Einleitung
Architektur und Städtebau haben - anders als die Stadtplanung - in den vergangenen drei Jahrzehnten verstärkte gesellschaftliche Aufmerksamkeit erhalten. Die Gründe dafür liegen zum einen in den veränderten Architekturstilen und dem gebauten Raum selbst, zum anderen in der gestiegenen Bedeutung von Architektur innerhalb gesellschaftlicher Diskurse und den damit verbundenen Positionierungen und Instrumentalisierungen. Diese wiederum sind Folgen eines komplexen wirtschaftlichen, technologischen, kulturellen und administrativen Wandels. Vor dem Hintergrund einer sich wieder stärker ausdifferenzierenden Gesellschaft haben die Produktion von Architektur und der Diskurs über diese zunehmend sozial selektive Wirkungen, die sich keinesfalls allein in Geschmacksfragen äußern, sondern auch bestehende soziale Inklusions- und Exklusionsprozesse unterstützen, ermöglichen und legitimieren.
In diesem Beitrag wird darüber reflektiert, dass Architektur und Städtebau in ihren bzw. seinen sozial selektiven Auswirkungen und Bedeutungen strategisch bewusst eingesetzt werden (beispielsweise beim "branding" eines Standortes oder beim "designing out" sozialer Problematik
Ökonomische Umstrukturierung, gesellschaftliche Ausdifferenzierung und Postmoderne
Über das Ausmaß, den Tiefgang, die Komplexität und Reichweite der aktuellen Prozesse des gesellschaftlichen Wandels besteht insofern Konsens, als diese gegenwärtig als intensiv eingeschätzt werden. Dennoch gibt es eine kaum übersehbare Breite an Deutungsangeboten seitens der Sozialwissenschaften, die sich zum einen hinsichtlich der Betonung der positiven resp. der negativen Effekte grundsätzlich unterscheiden, und die zum anderen bei der Betonung der wichtigsten "driving forces" sehr unterschiedliche Schwerpunkte setzen.

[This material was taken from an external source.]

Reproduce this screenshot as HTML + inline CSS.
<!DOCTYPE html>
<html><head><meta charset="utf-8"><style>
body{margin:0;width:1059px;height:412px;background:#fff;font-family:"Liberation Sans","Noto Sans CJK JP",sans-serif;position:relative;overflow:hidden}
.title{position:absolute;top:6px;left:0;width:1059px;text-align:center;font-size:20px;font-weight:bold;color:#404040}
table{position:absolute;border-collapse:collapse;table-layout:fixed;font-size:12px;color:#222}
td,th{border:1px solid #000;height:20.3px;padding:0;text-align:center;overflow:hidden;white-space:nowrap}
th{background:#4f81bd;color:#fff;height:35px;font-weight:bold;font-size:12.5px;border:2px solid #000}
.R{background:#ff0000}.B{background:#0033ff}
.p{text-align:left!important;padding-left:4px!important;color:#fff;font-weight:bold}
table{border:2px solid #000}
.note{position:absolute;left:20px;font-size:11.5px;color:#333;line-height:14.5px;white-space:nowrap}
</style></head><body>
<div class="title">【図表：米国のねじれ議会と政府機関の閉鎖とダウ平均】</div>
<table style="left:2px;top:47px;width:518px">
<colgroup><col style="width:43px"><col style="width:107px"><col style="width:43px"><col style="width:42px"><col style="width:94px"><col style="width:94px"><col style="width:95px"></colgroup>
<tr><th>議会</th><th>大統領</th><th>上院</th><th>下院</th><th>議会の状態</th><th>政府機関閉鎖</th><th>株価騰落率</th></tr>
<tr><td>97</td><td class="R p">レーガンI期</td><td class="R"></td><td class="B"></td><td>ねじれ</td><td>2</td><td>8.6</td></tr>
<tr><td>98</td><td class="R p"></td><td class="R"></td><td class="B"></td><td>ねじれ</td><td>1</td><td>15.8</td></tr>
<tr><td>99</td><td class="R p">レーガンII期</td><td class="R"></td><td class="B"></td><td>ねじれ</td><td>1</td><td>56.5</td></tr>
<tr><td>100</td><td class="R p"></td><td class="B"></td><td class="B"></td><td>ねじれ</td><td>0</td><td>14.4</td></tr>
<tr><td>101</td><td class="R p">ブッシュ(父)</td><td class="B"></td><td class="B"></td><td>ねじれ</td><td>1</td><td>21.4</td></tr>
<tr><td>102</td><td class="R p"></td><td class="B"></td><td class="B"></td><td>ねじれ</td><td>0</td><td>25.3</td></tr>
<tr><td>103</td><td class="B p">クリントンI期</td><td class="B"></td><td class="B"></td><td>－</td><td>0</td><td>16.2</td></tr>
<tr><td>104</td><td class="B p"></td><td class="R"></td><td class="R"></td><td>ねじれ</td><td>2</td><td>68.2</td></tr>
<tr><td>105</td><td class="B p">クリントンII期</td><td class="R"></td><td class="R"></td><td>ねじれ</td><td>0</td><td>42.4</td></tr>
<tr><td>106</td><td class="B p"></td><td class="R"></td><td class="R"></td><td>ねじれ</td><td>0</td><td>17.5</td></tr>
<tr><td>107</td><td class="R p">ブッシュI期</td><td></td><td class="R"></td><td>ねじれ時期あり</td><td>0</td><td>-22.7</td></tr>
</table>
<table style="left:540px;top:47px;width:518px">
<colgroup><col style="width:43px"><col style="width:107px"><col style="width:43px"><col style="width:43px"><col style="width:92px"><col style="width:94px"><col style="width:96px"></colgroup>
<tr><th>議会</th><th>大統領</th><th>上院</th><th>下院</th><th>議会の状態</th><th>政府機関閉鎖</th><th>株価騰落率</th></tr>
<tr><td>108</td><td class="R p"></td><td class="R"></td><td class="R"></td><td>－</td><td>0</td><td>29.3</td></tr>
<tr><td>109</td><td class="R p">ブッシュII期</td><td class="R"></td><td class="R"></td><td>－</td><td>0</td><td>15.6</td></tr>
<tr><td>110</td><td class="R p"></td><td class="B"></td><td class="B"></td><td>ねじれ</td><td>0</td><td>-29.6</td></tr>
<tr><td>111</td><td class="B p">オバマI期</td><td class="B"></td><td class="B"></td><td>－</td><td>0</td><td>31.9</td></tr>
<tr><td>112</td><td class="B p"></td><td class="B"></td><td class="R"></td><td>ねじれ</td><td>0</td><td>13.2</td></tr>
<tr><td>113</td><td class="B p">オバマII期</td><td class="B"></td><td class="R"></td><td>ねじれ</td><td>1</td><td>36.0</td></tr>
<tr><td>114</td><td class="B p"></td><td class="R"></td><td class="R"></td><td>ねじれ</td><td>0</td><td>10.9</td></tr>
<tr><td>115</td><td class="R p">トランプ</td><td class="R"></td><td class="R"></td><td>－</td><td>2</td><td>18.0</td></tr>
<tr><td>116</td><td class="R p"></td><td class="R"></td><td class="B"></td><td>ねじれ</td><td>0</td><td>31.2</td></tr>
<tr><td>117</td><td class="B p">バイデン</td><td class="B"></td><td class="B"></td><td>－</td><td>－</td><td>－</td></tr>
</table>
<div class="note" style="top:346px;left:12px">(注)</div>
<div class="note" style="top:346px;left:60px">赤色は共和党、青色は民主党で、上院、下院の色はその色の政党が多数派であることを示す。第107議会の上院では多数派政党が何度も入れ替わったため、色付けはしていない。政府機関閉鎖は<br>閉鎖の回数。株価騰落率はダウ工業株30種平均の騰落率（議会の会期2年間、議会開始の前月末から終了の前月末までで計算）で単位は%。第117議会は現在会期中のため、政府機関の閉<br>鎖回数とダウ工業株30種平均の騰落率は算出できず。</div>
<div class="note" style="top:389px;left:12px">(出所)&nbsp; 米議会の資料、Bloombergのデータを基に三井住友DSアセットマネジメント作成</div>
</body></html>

Neben der verwirrenden Vielzahl unterschiedlicher Deutungsangebote sehe ich vor allem das Problem, dass die Vielfalt einzelner Aspekte und die noch größere Zahl an Zusammenhängen oftmals auf nur eine Kategorie reduziert werden. Wissenschaftliche Deutungsangebote einer im Umbruch befindlichen Gesellschaft sind damit ähnlichen Prozessen unterworfen, wie die Architekturproduktion und Positionierung von Gebietskörperschaften: Prozessen der "Ökonomie der Aufmerksamkeit",
Dieses zu kritisieren und gleichzeitig unzulängliche Verkürzungen weitgehend zu vermeiden, ist eine Gratwanderung auf engem Raum. Zentral sind sicherlich die Auswirkungen der Globalisierung als Rahmenbedingungen der wirtschaftlichen Entwicklungen, die vor Ort unterschiedliche Auswirkungen haben: hinsichtlich des Arbeitsmarktes, der Arbeitsbedingungen, der Lohnniveaus, der Prestige von Berufen sowie die daran eng gekoppelten sozialstaatlichen Leistungen, deren Möglichkeiten selbst an die ökonomische Entwicklung gebunden sind. Der Übergang von der Industrie- zur Dienstleistungsgesellschaft ist davon analytisch zu trennen, auch wenn es intensive Durchdringungen mit Globalisierungseffekten gibt. In dessen Folge verändern sich Arbeitsinhalte, -motivationen und Identifikationsprofile, was sich wiederum in veränderten Wertvorstellungen, Rollenbildern und Sozialisationsmustern niederschlägt.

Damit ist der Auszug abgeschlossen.